- What is being asked
Take the material below and retype it in full; pictures are left out.
═══ Information given ═══
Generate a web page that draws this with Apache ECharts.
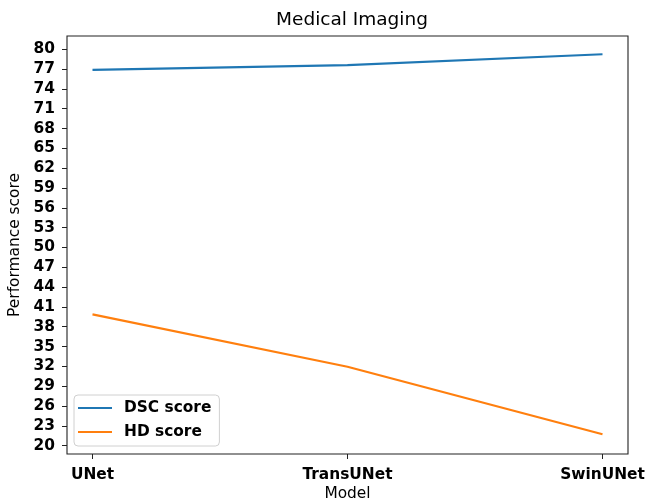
<!DOCTYPE html>
<html>
<head>
<meta charset="utf-8">
<script src="https://cdn.jsdelivr.net/npm/echarts@6/dist/echarts.min.js"></script>
<style>
  html, body { margin: 0; padding: 0; background: #fff; }
  #chart { width: 648px; height: 503px; }
</style>
</head>
<body>
<div id="chart"></div>
<script>
// Models compared along the x axis
const models = ['UNet', 'TransUNet', 'SwinUNet'];
// Scores per model
const dscScore = [76.87, 77.6, 79.24];
const hdScore = [39.87, 31.95, 21.72];
// Y tick labels
const yTicks = [20, 23, 26, 29, 32, 35, 38, 41, 44, 47, 50, 53, 56, 59, 62, 65, 68, 71, 74, 77, 80];

const FONT = 'DejaVu Sans';
const FS = 15.4;
const chart = echarts.init(document.getElementById('chart'), null, { renderer: 'canvas' });

const toPoints = arr => arr.map((v, i) => [i, v]);

chart.setOption({
  animation: false,
  backgroundColor: '#ffffff',
  title: {
    text: 'Medical Imaging',
    left: 347,
    top: 6,
    textAlign: 'center',
    textStyle: { fontFamily: FONT, fontSize: 18.5, fontWeight: 'normal', color: '#000' }
  },
  grid: {
    left: 67, right: 20, top: 36, bottom: 49,
    show: true, borderColor: '#222', borderWidth: 1.1,
    containLabel: false,
    outerBoundsMode: 'none'
  },
  legend: {
    orient: 'vertical',
    left: 74, top: 395,
    backgroundColor: 'rgba(255,255,255,0.8)',
    borderColor: '#d0d0d0', borderWidth: 1, borderRadius: 4,
    padding: [4, 8, 5, 4],
    itemWidth: 34, itemHeight: 2, itemGap: 6,
    icon: 'rect',
    textStyle: { fontFamily: FONT, fontSize: FS, fontWeight: 'bold', color: '#000', lineHeight: 18, padding: [0, 0, 0, 7] },
    data: ['DSC score', 'HD score']
  },
  xAxis: {
    type: 'value',
    min: -0.1, max: 2.1,
    name: 'Model',
    nameLocation: 'middle',
    nameGap: 32,
    nameTextStyle: { fontFamily: FONT, fontSize: FS, color: '#000' },
    axisLine: { show: false, onZero: false },
    splitLine: { show: false },
    axisTick: { show: true, length: 5, customValues: [0, 1, 2], lineStyle: { color: '#222' } },
    axisLabel: {
      customValues: [0, 1, 2],
      margin: 13,
      fontFamily: FONT, fontSize: FS, fontWeight: 'bold', color: '#000',
      formatter: v => models[Math.round(v)] || ''
    }
  },
  yAxis: {
    type: 'value',
    min: 18.74, max: 82.0,
    name: 'Performance score',
    nameLocation: 'middle',
    nameGap: 44,
    nameTextStyle: { fontFamily: FONT, fontSize: FS, color: '#000' },
    axisLine: { show: false, onZero: false },
    splitLine: { show: false },
    axisTick: { show: true, length: 5, customValues: yTicks, lineStyle: { color: '#222' } },
    axisLabel: {
      customValues: yTicks,
      margin: 12,
      fontFamily: FONT, fontSize: FS, fontWeight: 'bold', color: '#000'
    }
  },
  series: [
    {
      name: 'DSC score', type: 'line', data: toPoints(dscScore),
      showSymbol: false, symbol: 'none',
      lineStyle: { color: '#1f77b4', width: 2.2 }, itemStyle: { color: '#1f77b4' }
    },
    {
      name: 'HD score', type: 'line', data: toPoints(hdScore),
      showSymbol: false, symbol: 'none',
      lineStyle: { color: '#ff7f0e', width: 2.2 }, itemStyle: { color: '#ff7f0e' }
    }
  ]
});
</script>
</body>
</html>
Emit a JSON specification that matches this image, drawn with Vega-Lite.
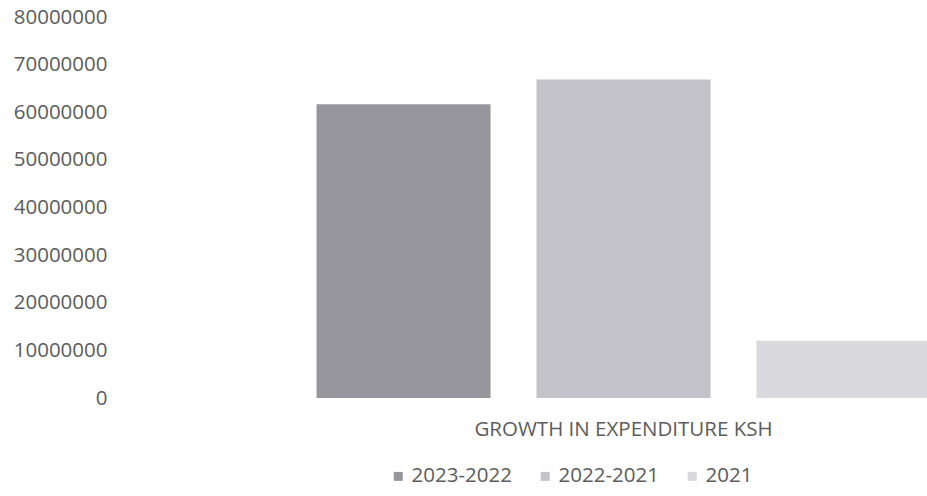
{
  "$schema": "https://vega.github.io/schema/vega-lite/v6.json",
  "autosize": {"type": "none"},
  "width": 815,
  "height": 381,
  "padding": {"left": 112, "top": 17, "right": 0, "bottom": 98},
  "background": "white",
  "data": {
    "values": [
      {"category": "GROWTH IN EXPENDITURE KSH", "series": "2023-2022", "amount": 61700000},
      {"category": "GROWTH IN EXPENDITURE KSH", "series": "2022-2021", "amount": 66900000},
      {"category": "GROWTH IN EXPENDITURE KSH", "series": "2021", "amount": 12000000}
    ]
  },
  "mark": {"type": "bar", "clip": true},
  "encoding": {
    "x": {
      "field": "category",
      "type": "nominal",
      "scale": {"range": [0, 1023], "paddingInner": 0, "paddingOuter": 0},
      "axis": {
        "title": null,
        "labelAngle": 0,
        "domain": false,
        "ticks": false,
        "labelPadding": 21,
        "labelLimit": 0,
        "labelFont": "Open Sans",
        "labelFontSize": 20.5,
        "labelColor": "#5c5c5c"
      }
    },
    "xOffset": {
      "field": "series",
      "type": "nominal",
      "sort": ["2023-2022", "2022-2021", "2021"],
      "scale": {"paddingInner": 0.209, "paddingOuter": 0.93}
    },
    "y": {
      "field": "amount",
      "type": "quantitative",
      "scale": {"domain": [0, 80000000], "nice": false},
      "axis": {
        "title": null,
        "values": [0, 10000000, 20000000, 30000000, 40000000, 50000000, 60000000, 70000000, 80000000],
        "format": "d",
        "grid": false,
        "domain": false,
        "ticks": false,
        "labelPadding": 5,
        "labelFont": "Open Sans",
        "labelFontSize": 20.5,
        "labelColor": "#5c5c5c"
      }
    },
    "color": {
      "field": "series",
      "type": "nominal",
      "sort": ["2023-2022", "2022-2021", "2021"],
      "scale": {"domain": ["2023-2022", "2022-2021", "2021"], "range": ["#96969c", "#c3c3c9", "#d9d9de"]},
      "legend": {
        "title": null,
        "orient": "none",
        "legendX": 276,
        "legendY": 449,
        "direction": "horizontal",
        "symbolType": "square",
        "symbolSize": 81,
        "symbolStrokeWidth": 0,
        "labelOffset": 3,
        "columnPadding": 23,
        "padding": 0,
        "labelFont": "Open Sans",
        "labelFontSize": 20.5,
        "labelColor": "#5c5c5c"
      }
    }
  },
  "config": {
    "view": {"stroke": null}
  }
}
═══
- The result
Generate a web page that draws this with Apache ECharts.
<!DOCTYPE html>
<html>
<head>
<meta charset="utf-8">
<script src="https://cdn.jsdelivr.net/npm/echarts@6/dist/echarts.min.js"></script>
<style>
  html, body { margin: 0; padding: 0; background: #fff; }
  #chart { width: 648px; height: 503px; }
</style>
</head>
<body>
<div id="chart"></div>
<script>
// Models compared along the x axis
const models = ['UNet', 'TransUNet', 'SwinUNet'];
// Scores per model
const dscScore = [76.87, 77.6, 79.24];
const hdScore = [39.87, 31.95, 21.72];
// Y tick labels
const yTicks = [20, 23, 26, 29, 32, 35, 38, 41, 44, 47, 50, 53, 56, 59, 62, 65, 68, 71, 74, 77, 80];

const FONT = 'DejaVu Sans';
const FS = 15.4;
const chart = echarts.init(document.getElementById('chart'), null, { renderer: 'canvas' });

const toPoints = arr => arr.map((v, i) => [i, v]);

chart.setOption({
  animation: false,
  backgroundColor: '#ffffff',
  title: {
    text: 'Medical Imaging',
    left: 347,
    top: 6,
    textAlign: 'center',
    textStyle: { fontFamily: FONT, fontSize: 18.5, fontWeight: 'normal', color: '#000' }
  },
  grid: {
    left: 67, right: 20, top: 36, bottom: 49,
    show: true, borderColor: '#222', borderWidth: 1.1,
    containLabel: false,
    outerBoundsMode: 'none'
  },
  legend: {
    orient: 'vertical',
    left: 74, top: 395,
    backgroundColor: 'rgba(255,255,255,0.8)',
    borderColor: '#d0d0d0', borderWidth: 1, borderRadius: 4,
    padding: [4, 8, 5, 4],
    itemWidth: 34, itemHeight: 2, itemGap: 6,
    icon: 'rect',
    textStyle: { fontFamily: FONT, fontSize: FS, fontWeight: 'bold', color: '#000', lineHeight: 18, padding: [0, 0, 0, 7] },
    data: ['DSC score', 'HD score']
  },
  xAxis: {
    type: 'value',
    min: -0.1, max: 2.1,
    name: 'Model',
    nameLocation: 'middle',
    nameGap: 32,
    nameTextStyle: { fontFamily: FONT, fontSize: FS, color: '#000' },
    axisLine: { show: false, onZero: false },
    splitLine: { show: false },
    axisTick: { show: true, length: 5, customValues: [0, 1, 2], lineStyle: { color: '#222' } },
    axisLabel: {
      customValues: [0, 1, 2],
      margin: 13,
      fontFamily: FONT, fontSize: FS, fontWeight: 'bold', color: '#000',
      formatter: v => models[Math.round(v)] || ''
    }
  },
  yAxis: {
    type: 'value',
    min: 18.74, max: 82.0,
    name: 'Performance score',
    nameLocation: 'middle',
    nameGap: 44,
    nameTextStyle: { fontFamily: FONT, fontSize: FS, color: '#000' },
    axisLine: { show: false, onZero: false },
    splitLine: { show: false },
    axisTick: { show: true, length: 5, customValues: yTicks, lineStyle: { color: '#222' } },
    axisLabel: {
      customValues: yTicks,
      margin: 12,
      fontFamily: FONT, fontSize: FS, fontWeight: 'bold', color: '#000'
    }
  },
  series: [
    {
      name: 'DSC score', type: 'line', data: toPoints(dscScore),
      showSymbol: false, symbol: 'none',
      lineStyle: { color: '#1f77b4', width: 2.2 }, itemStyle: { color: '#1f77b4' }
    },
    {
      name: 'HD score', type: 'line', data: toPoints(hdScore),
      showSymbol: false, symbol: 'none',
      lineStyle: { color: '#ff7f0e', width: 2.2 }, itemStyle: { color: '#ff7f0e' }
    }
  ]
});
</script>
</body>
</html>
Emit a JSON specification that matches this image, drawn with Vega-Lite.
{
  "$schema": "https://vega.github.io/schema/vega-lite/v6.json",
  "autosize": {"type": "none"},
  "width": 815,
  "height": 381,
  "padding": {"left": 112, "top": 17, "right": 0, "bottom": 98},
  "background": "white",
  "data": {
    "values": [
      {"category": "GROWTH IN EXPENDITURE KSH", "series": "2023-2022", "amount": 61700000},
      {"category": "GROWTH IN EXPENDITURE KSH", "series": "2022-2021", "amount": 66900000},
      {"category": "GROWTH IN EXPENDITURE KSH", "series": "2021", "amount": 12000000}
    ]
  },
  "mark": {"type": "bar", "clip": true},
  "encoding": {
    "x": {
      "field": "category",
      "type": "nominal",
      "scale": {"range": [0, 1023], "paddingInner": 0, "paddingOuter": 0},
      "axis": {
        "title": null,
        "labelAngle": 0,
        "domain": false,
        "ticks": false,
        "labelPadding": 21,
        "labelLimit": 0,
        "labelFont": "Open Sans",
        "labelFontSize": 20.5,
        "labelColor": "#5c5c5c"
      }
    },
    "xOffset": {
      "field": "series",
      "type": "nominal",
      "sort": ["2023-2022", "2022-2021", "2021"],
      "scale": {"paddingInner": 0.209, "paddingOuter": 0.93}
    },
    "y": {
      "field": "amount",
      "type": "quantitative",
      "scale": {"domain": [0, 80000000], "nice": false},
      "axis": {
        "title": null,
        "values": [0, 10000000, 20000000, 30000000, 40000000, 50000000, 60000000, 70000000, 80000000],
        "format": "d",
        "grid": false,
        "domain": false,
        "ticks": false,
        "labelPadding": 5,
        "labelFont": "Open Sans",
        "labelFontSize": 20.5,
        "labelColor": "#5c5c5c"
      }
    },
    "color": {
      "field": "series",
      "type": "nominal",
      "sort": ["2023-2022", "2022-2021", "2021"],
      "scale": {"domain": ["2023-2022", "2022-2021", "2021"], "range": ["#96969c", "#c3c3c9", "#d9d9de"]},
      "legend": {
        "title": null,
        "orient": "none",
        "legendX": 276,
        "legendY": 449,
        "direction": "horizontal",
        "symbolType": "square",
        "symbolSize": 81,
        "symbolStrokeWidth": 0,
        "labelOffset": 3,
        "columnPadding": 23,
        "padding": 0,
        "labelFont": "Open Sans",
        "labelFontSize": 20.5,
        "labelColor": "#5c5c5c"
      }
    }
  },
  "config": {
    "view": {"stroke": null}
  }
}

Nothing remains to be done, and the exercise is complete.